Google’s second attempt at public-wearing face wearable tech comes nearly a decade after first rolling out its failed Google Glass AR headsets. In that case, Google Glass owners quickly earned the nickname “Glassholes” over concerns its wearers were obnoxiously recording the day-to-day activities of those around them without their consent. They also made you look dumb as hell. The Glassholes struck a nerve, with multiple users at the time reported being assaulted and having their glasses ripped off their faces by annoyed bystanders.
The general public at the time was deeply skeptical of Google Glass’ privacy implications. An overwhelming 85% of U.S. adults surveyed by Rasmussen Reports in 2014 expressed major privacy concerns over the glasses. Movie theaters, restaurants, and bars event went so far as to ban the glasses from their businesses.
Now, in 2022, Google’s hoping public attitudes toward walking recording machines have waned. While there isn’t great hard data out there on the public’s general feelings towards smart glasses and AR headsets, the general trend since the Google Glass era has favored less privacy, not more. The relative success of Meta’s recent Ray Ban Stories smartglasses also suggests the tides might be turning for public wearables. While those $300 glorified Go-Pros aren’t necessarily flying off shelves, they have managed to achieve some market viability without the same debilitating backlash that plagued Google Glass seven years ago.

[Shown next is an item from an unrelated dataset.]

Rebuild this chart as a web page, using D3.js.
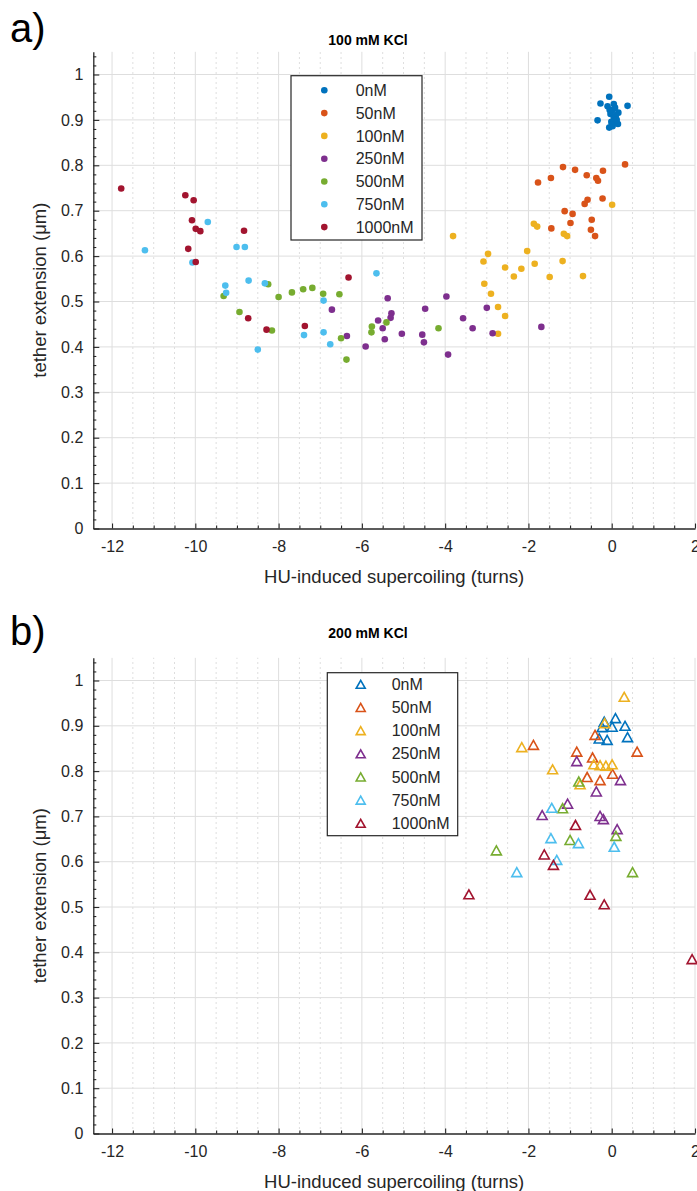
<!DOCTYPE html>
<html><head><meta charset="utf-8">
<script src="https://cdn.jsdelivr.net/npm/d3@7"></script>
<style>
html,body{margin:0;padding:0;background:#fff;}
svg{display:block;}
text{font-family:"Liberation Sans",Arial,Helvetica,sans-serif;}
</style></head>
<body>
<svg id="chart" width="697" height="1191"></svg>
<script>
// ---------- data ----------
const seriesNames = ["0nM","50nM","100nM","250nM","500nM","750nM","1000nM"];
const seriesColors = ["#0072BD","#D95319","#EDB120","#7E2F8E","#77AC30","#4DBEEE","#A2142F"];
const xTicks = [-12,-10,-8,-6,-4,-2,0,2];
const yTicks = [0,0.1,0.2,0.3,0.4,0.5,0.6,0.7,0.8,0.9,1];
const titles = ["100 mM KCl","200 mM KCl"];
const panelLabels = ["a)","b)"];
const xLabel = "HU-induced supercoiling (turns)";
const yLabel = "tether extension (μm)";

// Panel a (100 mM KCl), dots
const a0 = [[-0.06,0.951],[-0.27,0.936],[-0.10,0.930],[0.05,0.935],[0.38,0.931],[0.02,0.921],[0.16,0.916],[-0.03,0.913],[0.05,0.905],[-0.34,0.899],[0.07,0.898],[0.15,0.891],[-0.06,0.883],[0.02,0.886],[-0.01,0.896],[0.10,0.910],[-0.05,0.922],[0.12,0.900],[0.0,0.889],[0.08,0.927]];
const a50 = [[0.32,0.802],[-1.17,0.796],[-0.88,0.790],[-0.21,0.788],[-0.60,0.778],[-1.46,0.772],[-0.37,0.772],[-0.33,0.766],[-1.77,0.762],[-0.58,0.724],[-0.65,0.715],[-0.22,0.727],[-1.13,0.699],[-0.94,0.693],[-0.48,0.680],[-0.99,0.673],[-1.45,0.661],[-0.50,0.658],[-0.40,0.644]];
const a100 = [[0.01,0.713],[-1.87,0.671],[-1.79,0.665],[-1.15,0.649],[-1.07,0.644],[-3.81,0.644],[-2.97,0.605],[-3.08,0.588],[-2.03,0.611],[-2.56,0.575],[-2.17,0.572],[-1.85,0.583],[-2.35,0.555],[-1.49,0.554],[-1.18,0.589],[-0.69,0.556],[-3.06,0.539],[-2.90,0.517],[-2.73,0.488],[-2.56,0.468],[-2.73,0.429]];
const a250 = [[-6.72,0.482],[-6.36,0.424],[-5.91,0.401],[-5.38,0.507],[-5.61,0.458],[-5.50,0.441],[-5.45,0.417],[-5.29,0.474],[-5.31,0.464],[-5.04,0.429],[-4.55,0.427],[-4.51,0.410],[-4.48,0.484],[-3.97,0.511],[-3.93,0.383],[-3.57,0.463],[-3.34,0.441],[-3.00,0.486],[-2.86,0.430],[-1.69,0.444]];
const a500 = [[-9.32,0.512],[-8.25,0.538],[-8.00,0.510],[-7.68,0.520],[-7.41,0.527],[-7.19,0.530],[-6.93,0.517],[-6.54,0.516],[-8.94,0.477],[-8.16,0.436],[-6.50,0.419],[-6.37,0.372],[-5.76,0.445],[-5.77,0.432],[-5.41,0.454],[-4.16,0.441]];
const a750 = [[-9.70,0.675],[-11.21,0.613],[-10.07,0.586],[-9.01,0.620],[-8.81,0.620],[-5.65,0.562],[-9.28,0.535],[-9.26,0.519],[-8.72,0.546],[-8.33,0.540],[-6.92,0.502],[-7.39,0.426],[-6.92,0.432],[-6.76,0.406],[-8.50,0.394]];
const a1000 = [[-11.78,0.749],[-10.24,0.734],[-10.04,0.723],[-10.08,0.679],[-9.99,0.660],[-9.88,0.655],[-8.83,0.656],[-10.17,0.616],[-9.99,0.587],[-6.32,0.553],[-8.73,0.463],[-8.29,0.438],[-7.37,0.446]];

// Panel b (200 mM KCl), open triangles
const b0 = [[-0.18,0.909],[0.09,0.917],[0.32,0.900],[-0.23,0.897],[0.01,0.898],[0.38,0.875],[-0.30,0.872],[-0.11,0.869]];
const b50 = [[-0.40,0.880],[-1.88,0.858],[0.61,0.843],[-0.84,0.843],[-0.46,0.830],[0.02,0.794],[-0.59,0.787],[-0.28,0.780]];
const b100 = [[0.30,0.964],[-0.17,0.906],[-2.16,0.853],[-0.43,0.815],[-0.28,0.813],[-0.14,0.812],[0.01,0.815],[-1.42,0.804],[-0.76,0.771]];
const b250 = [[-0.84,0.822],[0.21,0.780],[-0.37,0.755],[-1.06,0.728],[-1.67,0.703],[-0.28,0.701],[-0.20,0.694],[0.13,0.672]];
const b500 = [[-0.79,0.777],[-1.18,0.718],[-1.00,0.648],[0.10,0.657],[-2.77,0.625],[0.50,0.577]];
const b750 = [[-1.44,0.719],[-1.46,0.652],[-0.80,0.641],[0.06,0.633],[-1.32,0.604],[-2.28,0.577]];
const b1000 = [[-0.87,0.681],[-1.62,0.616],[-1.40,0.593],[-3.43,0.528],[-0.52,0.527],[-0.18,0.506],[1.93,0.385]];

const panelA = [a0,a50,a100,a250,a500,a750,a1000];
const panelB = [b0,b50,b100,b250,b500,b750,b1000];

// ---------- drawing ----------
const svg = d3.select("#chart");
svg.append("rect").attr("width",697).attr("height",1191).attr("fill","#fff");

const axisColor = "#262626";
const triPath = (w,h) => `M0,${-h/2}L${w/2},${h/2}L${-w/2},${h/2}Z`;

function drawPanel(p) {
  const g = svg.append("g");
  const x = d3.scaleLinear().domain([-12.45, 2]).range([93.3, 695]);
  const y = d3.scaleLinear().domain([0, 1.05]).range([p.y0, p.y0 - 1.05*p.unit]);
  const [xl, xr] = x.range();
  const yb = y(0), yt = y(1.05);

  // minor x grid (dotted)
  const xMinor = d3.range(-12, 2.01, 0.5).filter(v => Math.abs(v/2 - Math.round(v/2)) > 1e-6);
  g.append("g").selectAll("line").data(xMinor).join("line")
    .attr("x1", d => x(d)).attr("x2", d => x(d)).attr("y1", yb).attr("y2", yt)
    .attr("stroke", "#bdbdbd").attr("stroke-width", 1).attr("stroke-dasharray", "1,4");
  // major grid
  g.append("g").selectAll("line").data(xTicks).join("line")
    .attr("x1", d => x(d)).attr("x2", d => x(d)).attr("y1", yb).attr("y2", yt)
    .attr("stroke", "#dedede").attr("stroke-width", 1);
  g.append("g").selectAll("line").data(yTicks.filter(v => v > 0)).join("line")
    .attr("x1", xl).attr("x2", xr).attr("y1", d => y(d)).attr("y2", d => y(d))
    .attr("stroke", "#dedede").attr("stroke-width", 1);

  // axes (ticks inside)
  const xAxis = d3.axisBottom(x).tickValues(xTicks).tickFormat(d => String(d)).tickSizeInner(-5).tickSizeOuter(0).tickPadding(12);
  const xa = g.append("g").attr("transform", `translate(0,${yb})`).call(xAxis);
  const xMinorAxis = d3.axisBottom(x).tickValues(xMinor).tickFormat("").tickSizeInner(-3).tickSizeOuter(0);
  const xma = g.append("g").attr("transform", `translate(0,${yb})`).call(xMinorAxis);
  xma.select(".domain").remove();

  const yAxis = d3.axisLeft(y).tickValues(yTicks).tickFormat(d => String(+d.toFixed(1))).tickSizeInner(-6).tickSizeOuter(0).tickPadding(10);
  const ya = g.append("g").attr("transform", `translate(${xl},0)`).call(yAxis);
  const yMinor = d3.range(0.02, 1.05, 0.02).filter(v => Math.abs(v*10 - Math.round(v*10)) > 1e-6);
  const yMinorAxis = d3.axisLeft(y).tickValues(yMinor).tickFormat("").tickSizeInner(-3).tickSizeOuter(0);
  const yma = g.append("g").attr("transform", `translate(${xl},0)`).call(yMinorAxis);
  yma.select(".domain").remove();

  [xa, ya, xma, yma].forEach(a => {
    a.selectAll(".domain").attr("stroke", axisColor).attr("stroke-width", 1.3);
    a.selectAll(".tick line").attr("stroke", axisColor).attr("stroke-width", 1.1);
    a.selectAll("text").attr("fill", axisColor).attr("font-size", 16)
      .attr("font-family", '"Liberation Sans",Arial,sans-serif');
  });

  // data
  p.data.forEach((ser, i) => {
    const sg = g.append("g");
    if (p.marker === "dot") {
      sg.selectAll("circle").data(ser).join("circle")
        .attr("cx", d => x(d[0])).attr("cy", d => y(d[1])).attr("r", 3.3)
        .attr("fill", seriesColors[i]);
    } else {
      sg.selectAll("path").data(ser).join("path")
        .attr("transform", d => `translate(${x(d[0])},${y(d[1])})`)
        .attr("d", triPath(10, 9)).attr("fill", "none")
        .attr("stroke", seriesColors[i]).attr("stroke-width", 1.6);
    }
  });

  // title
  g.append("text").attr("x", 368).attr("y", p.titleY).attr("text-anchor", "middle")
    .attr("font-size", 14).attr("font-weight", "bold").attr("fill", "#000").text(p.title);
  // x label
  g.append("text").attr("x", (xl + xr)/2).attr("y", yb + 54).attr("text-anchor", "middle")
    .attr("font-size", 18.5).attr("fill", axisColor).text(xLabel);
  // y label
  g.append("text").attr("transform", `translate(46,${(yb+yt)/2}) rotate(-90)`).attr("text-anchor", "middle")
    .attr("font-size", 18.5).attr("fill", axisColor).text(yLabel);
  // panel label
  g.append("text").attr("x", 10).attr("y", p.labelY).attr("font-size", 40)
    .attr("font-family", "Lato,'Open Sans',sans-serif").attr("fill", "#000").text(p.label);

  // legend
  const L = p.legend;
  const lg = g.append("g");
  lg.append("rect").attr("x", L.x0).attr("y", L.y0).attr("width", L.x1 - L.x0).attr("height", L.y1 - L.y0)
    .attr("fill", "#fff").attr("stroke", axisColor).attr("stroke-width", 1.2);
  seriesNames.forEach((name, i) => {
    const cy = L.row0 + i * L.dy;
    if (p.marker === "dot") {
      lg.append("circle").attr("cx", L.mx).attr("cy", cy).attr("r", 3.3).attr("fill", seriesColors[i]);
    } else {
      lg.append("path").attr("transform", `translate(${L.mx},${cy})`).attr("d", triPath(9, 8))
        .attr("fill", "none").attr("stroke", seriesColors[i]).attr("stroke-width", 1.6);
    }
    lg.append("text").attr("x", L.tx).attr("y", cy + 5.6).attr("font-size", 16).attr("fill", axisColor).text(name);
  });
}

drawPanel({y0: 528.5, unit: 454, data: panelA, marker: "dot", title: titles[0], titleY: 45, label: panelLabels[0], labelY: 42,
  legend: {x0: 291, x1: 422, y0: 75.7, y1: 240, mx: 324.3, tx: 355.7, row0: 90.3, dy: 22.8}});
drawPanel({y0: 1133.5, unit: 453, data: panelB, marker: "tri", title: titles[1], titleY: 638, label: panelLabels[1], labelY: 645,
  legend: {x0: 327.3, x1: 457.7, y0: 672.7, y1: 835.7, mx: 360.7, tx: 391.7, row0: 684.3, dy: 23.17}});
</script>
</body></html>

In its recent inaugural Human Rights report, Meta says it conducted an internal analysis prior to the glasses’ release to assess the potential human rights risks they posed and acted on some of those recommendations to at least pay lip service to concerns over public surveillance. Those glasses now feature a faint white light to signal when users are recording video which admittedly isn’t much, but still likely would not have occurred without urging from privacy advocates. To be clear, Meta’s Ray Ban Stories don’t currently feature true AR capabilities, though Meta is reportedly moving in that direction with future models.
Whether or not Google can fully escape the damage dealt by the Glass era remains an open question. One thing’s for sure though, if some poor Google developer does get socked in the face while wearing one of these new prototypes, we’ll be the first to let you know.